- Task requirements:
Print the first line of the material below and each line after it, exactly as written, ending with the line that contains "import matplotlib.pyplot as plt".
○ ○ ○ ○
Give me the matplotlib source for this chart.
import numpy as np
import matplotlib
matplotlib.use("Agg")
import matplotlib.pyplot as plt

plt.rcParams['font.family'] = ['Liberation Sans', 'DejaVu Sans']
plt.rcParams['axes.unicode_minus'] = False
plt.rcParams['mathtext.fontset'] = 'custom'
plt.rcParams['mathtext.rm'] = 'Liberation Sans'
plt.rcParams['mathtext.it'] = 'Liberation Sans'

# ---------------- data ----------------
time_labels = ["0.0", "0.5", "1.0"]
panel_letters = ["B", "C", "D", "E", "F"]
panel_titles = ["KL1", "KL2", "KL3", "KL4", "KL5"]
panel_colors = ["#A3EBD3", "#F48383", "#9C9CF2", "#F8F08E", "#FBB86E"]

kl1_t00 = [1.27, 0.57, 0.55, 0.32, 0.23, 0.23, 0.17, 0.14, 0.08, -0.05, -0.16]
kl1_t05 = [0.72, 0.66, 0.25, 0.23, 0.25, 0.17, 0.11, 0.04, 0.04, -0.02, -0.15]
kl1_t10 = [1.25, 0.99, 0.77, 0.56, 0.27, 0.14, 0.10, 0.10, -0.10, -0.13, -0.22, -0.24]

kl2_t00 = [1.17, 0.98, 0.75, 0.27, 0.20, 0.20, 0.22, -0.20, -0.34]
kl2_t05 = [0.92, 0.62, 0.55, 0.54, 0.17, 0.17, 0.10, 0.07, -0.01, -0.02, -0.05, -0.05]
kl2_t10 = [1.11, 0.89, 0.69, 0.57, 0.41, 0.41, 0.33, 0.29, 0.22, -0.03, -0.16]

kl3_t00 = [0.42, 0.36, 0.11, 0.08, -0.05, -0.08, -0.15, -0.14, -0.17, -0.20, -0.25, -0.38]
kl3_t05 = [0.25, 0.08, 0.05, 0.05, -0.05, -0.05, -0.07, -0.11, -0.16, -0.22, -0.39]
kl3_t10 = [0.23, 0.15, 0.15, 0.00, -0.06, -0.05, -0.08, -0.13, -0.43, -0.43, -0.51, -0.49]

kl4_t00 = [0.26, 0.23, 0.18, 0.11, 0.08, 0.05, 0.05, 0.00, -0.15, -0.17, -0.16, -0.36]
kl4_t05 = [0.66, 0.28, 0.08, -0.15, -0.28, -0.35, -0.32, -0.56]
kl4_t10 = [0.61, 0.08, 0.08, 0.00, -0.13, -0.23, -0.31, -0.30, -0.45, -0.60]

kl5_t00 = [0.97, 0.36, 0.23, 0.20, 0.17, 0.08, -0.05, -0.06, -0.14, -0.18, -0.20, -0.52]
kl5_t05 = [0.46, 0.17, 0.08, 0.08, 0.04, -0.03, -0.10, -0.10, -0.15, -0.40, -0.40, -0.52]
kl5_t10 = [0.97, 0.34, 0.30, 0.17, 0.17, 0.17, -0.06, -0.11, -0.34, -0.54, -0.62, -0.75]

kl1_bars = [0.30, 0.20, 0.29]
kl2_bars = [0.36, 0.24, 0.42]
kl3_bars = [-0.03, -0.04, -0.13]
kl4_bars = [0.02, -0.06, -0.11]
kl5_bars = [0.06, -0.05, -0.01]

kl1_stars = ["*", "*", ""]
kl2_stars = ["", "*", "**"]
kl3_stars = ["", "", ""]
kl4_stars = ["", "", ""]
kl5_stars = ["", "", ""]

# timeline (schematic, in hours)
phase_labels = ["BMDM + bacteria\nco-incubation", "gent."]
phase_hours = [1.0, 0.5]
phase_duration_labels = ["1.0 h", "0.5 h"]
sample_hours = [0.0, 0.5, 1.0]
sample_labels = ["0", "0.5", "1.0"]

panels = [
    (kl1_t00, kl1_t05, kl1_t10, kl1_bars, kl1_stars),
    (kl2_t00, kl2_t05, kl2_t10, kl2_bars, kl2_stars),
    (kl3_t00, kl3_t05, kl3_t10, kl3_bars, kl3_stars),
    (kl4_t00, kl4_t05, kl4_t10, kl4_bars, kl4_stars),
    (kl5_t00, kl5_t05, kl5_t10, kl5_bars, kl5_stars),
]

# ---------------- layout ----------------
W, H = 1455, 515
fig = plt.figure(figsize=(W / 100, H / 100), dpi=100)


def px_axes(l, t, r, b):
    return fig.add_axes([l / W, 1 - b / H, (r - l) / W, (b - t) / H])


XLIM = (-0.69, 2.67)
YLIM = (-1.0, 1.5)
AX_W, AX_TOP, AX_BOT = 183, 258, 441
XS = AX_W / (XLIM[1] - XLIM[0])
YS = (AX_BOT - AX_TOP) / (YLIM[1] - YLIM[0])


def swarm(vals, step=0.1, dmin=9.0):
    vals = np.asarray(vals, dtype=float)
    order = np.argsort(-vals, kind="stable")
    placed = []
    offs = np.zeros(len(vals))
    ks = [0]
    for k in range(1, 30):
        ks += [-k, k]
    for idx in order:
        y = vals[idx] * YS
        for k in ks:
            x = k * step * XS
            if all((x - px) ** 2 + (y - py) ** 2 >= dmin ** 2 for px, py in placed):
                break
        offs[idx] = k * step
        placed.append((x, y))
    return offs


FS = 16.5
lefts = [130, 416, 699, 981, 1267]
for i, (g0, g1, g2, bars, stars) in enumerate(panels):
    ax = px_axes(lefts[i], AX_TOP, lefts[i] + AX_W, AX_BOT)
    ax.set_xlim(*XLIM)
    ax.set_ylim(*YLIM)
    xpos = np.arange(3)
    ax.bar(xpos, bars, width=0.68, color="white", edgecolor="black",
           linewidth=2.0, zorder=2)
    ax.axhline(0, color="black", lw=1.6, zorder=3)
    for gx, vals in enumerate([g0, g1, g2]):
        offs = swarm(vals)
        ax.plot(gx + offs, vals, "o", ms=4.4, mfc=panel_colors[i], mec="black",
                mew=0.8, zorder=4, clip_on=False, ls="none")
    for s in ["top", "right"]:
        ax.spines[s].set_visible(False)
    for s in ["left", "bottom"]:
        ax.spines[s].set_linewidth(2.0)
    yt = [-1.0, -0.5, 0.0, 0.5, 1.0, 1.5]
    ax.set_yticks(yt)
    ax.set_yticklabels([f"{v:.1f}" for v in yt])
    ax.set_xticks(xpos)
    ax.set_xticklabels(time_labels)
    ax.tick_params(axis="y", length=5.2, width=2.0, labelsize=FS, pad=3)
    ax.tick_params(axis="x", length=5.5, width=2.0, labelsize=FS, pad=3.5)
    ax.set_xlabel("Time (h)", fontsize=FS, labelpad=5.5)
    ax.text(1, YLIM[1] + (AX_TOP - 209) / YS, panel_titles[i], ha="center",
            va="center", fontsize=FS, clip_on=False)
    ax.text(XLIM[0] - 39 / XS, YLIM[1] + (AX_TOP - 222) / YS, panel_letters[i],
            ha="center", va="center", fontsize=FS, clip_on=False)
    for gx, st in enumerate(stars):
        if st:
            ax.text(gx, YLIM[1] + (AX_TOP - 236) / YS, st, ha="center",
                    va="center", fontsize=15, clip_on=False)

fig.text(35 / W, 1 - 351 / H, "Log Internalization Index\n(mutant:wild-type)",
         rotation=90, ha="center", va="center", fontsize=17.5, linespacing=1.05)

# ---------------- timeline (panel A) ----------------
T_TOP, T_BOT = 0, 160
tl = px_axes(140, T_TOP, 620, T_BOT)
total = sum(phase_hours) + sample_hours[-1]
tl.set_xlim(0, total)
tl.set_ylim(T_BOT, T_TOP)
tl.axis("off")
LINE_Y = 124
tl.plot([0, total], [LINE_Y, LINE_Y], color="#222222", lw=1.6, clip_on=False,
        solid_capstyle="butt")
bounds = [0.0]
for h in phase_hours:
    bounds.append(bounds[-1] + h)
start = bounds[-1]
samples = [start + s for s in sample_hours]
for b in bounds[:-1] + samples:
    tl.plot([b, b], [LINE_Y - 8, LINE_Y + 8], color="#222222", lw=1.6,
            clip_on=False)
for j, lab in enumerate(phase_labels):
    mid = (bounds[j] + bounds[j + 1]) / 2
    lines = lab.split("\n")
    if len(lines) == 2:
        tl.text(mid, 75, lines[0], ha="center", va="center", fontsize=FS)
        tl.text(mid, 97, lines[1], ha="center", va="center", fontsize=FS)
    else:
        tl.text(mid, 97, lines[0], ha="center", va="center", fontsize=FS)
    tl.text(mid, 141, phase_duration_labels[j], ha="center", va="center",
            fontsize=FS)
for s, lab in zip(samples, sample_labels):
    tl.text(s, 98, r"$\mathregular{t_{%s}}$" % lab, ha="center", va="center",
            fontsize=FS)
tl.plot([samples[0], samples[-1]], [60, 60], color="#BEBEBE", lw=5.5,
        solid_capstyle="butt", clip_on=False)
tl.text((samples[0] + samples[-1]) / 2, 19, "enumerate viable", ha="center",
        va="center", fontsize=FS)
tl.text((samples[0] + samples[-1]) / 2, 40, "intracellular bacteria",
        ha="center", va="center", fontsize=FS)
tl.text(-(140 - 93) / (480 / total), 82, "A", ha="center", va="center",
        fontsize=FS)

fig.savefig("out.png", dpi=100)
○ ○ ○ ○
- Response:
Give me the matplotlib source for this chart.
import numpy as np
import matplotlib
matplotlib.use("Agg")
import matplotlib.pyplot as plt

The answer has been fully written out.